Compared to the Go implementation (go test -bench=. typically yields ~3-5M ids/sec on similar hardware), pyxid is slower—as expected for Python—but still well suited for most application workloads that need collision-free, sortable identifiers.

Encoding Notes

pyxid uses the same 20-character base32 alphabet as MongoDB ObjectId (0123456789abcdefghijklmnopqrstuv). This differs from the RFC 4648 base32hex alphabet and avoids padding, matching the Go reference implementation.

Benchmark Scripts

The benchmarks/ directory contains quick probes you can run locally:

python benchmarks/throughput.py --iterations 200000
python benchmarks/concurrency.py --workers 4 --per-worker 50000
python benchmarks/memory.py --count 100000

Use these as starting points for your own profiling; results vary by hardware and workload.

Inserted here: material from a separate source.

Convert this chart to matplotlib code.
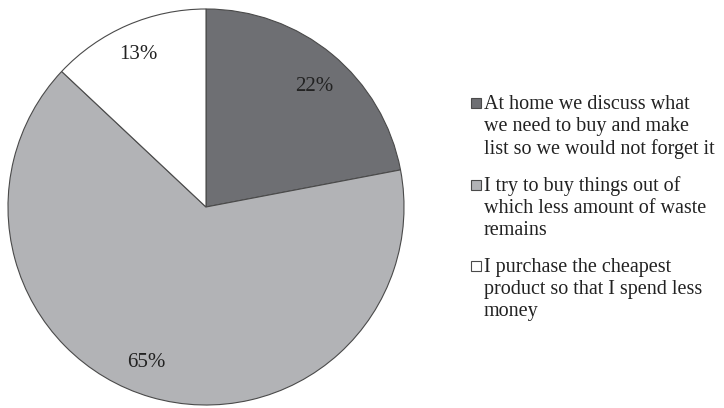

Migrating from Other ID Systems

  • UUIDv4: Replace uuid.uuid4().hex with str(pyxid.new()). Expect 20-character sortable strings instead of 32-character hex.
  • Snowflake: pyxid preserves chronological ordering; if you need to backfill historical timestamps use pyxid.new_with_time(dt).
  • MongoDB ObjectId: Both are 12 bytes; convert raw bytes with pyxid.from_bytes(object_id.binary) if needed, though the layout differs.
  • During phased rollouts, dual-write both old and new IDs, then backfill using pyxid.from_string or pyxid.from_bytes to normalize stored data.

Additional Notes

  • The package maintains 100 % test coverage to ensure feature parity with the Go reference implementation.
  • JSON and SQL helpers are optional; import only what you need.
  • See tests/test_xid.py for thorough examples, including platform-specific machine ID fallbacks, JSON encoding, SQLAlchemy integration, and formatting.
  • Thread-safe: pyxid.new() uses a shared counter to guarantee uniqueness across threads within a process.
  • Counter wraparound: up to 16,777,216 IDs per second per process before the counter wraps (matching the Go implementation).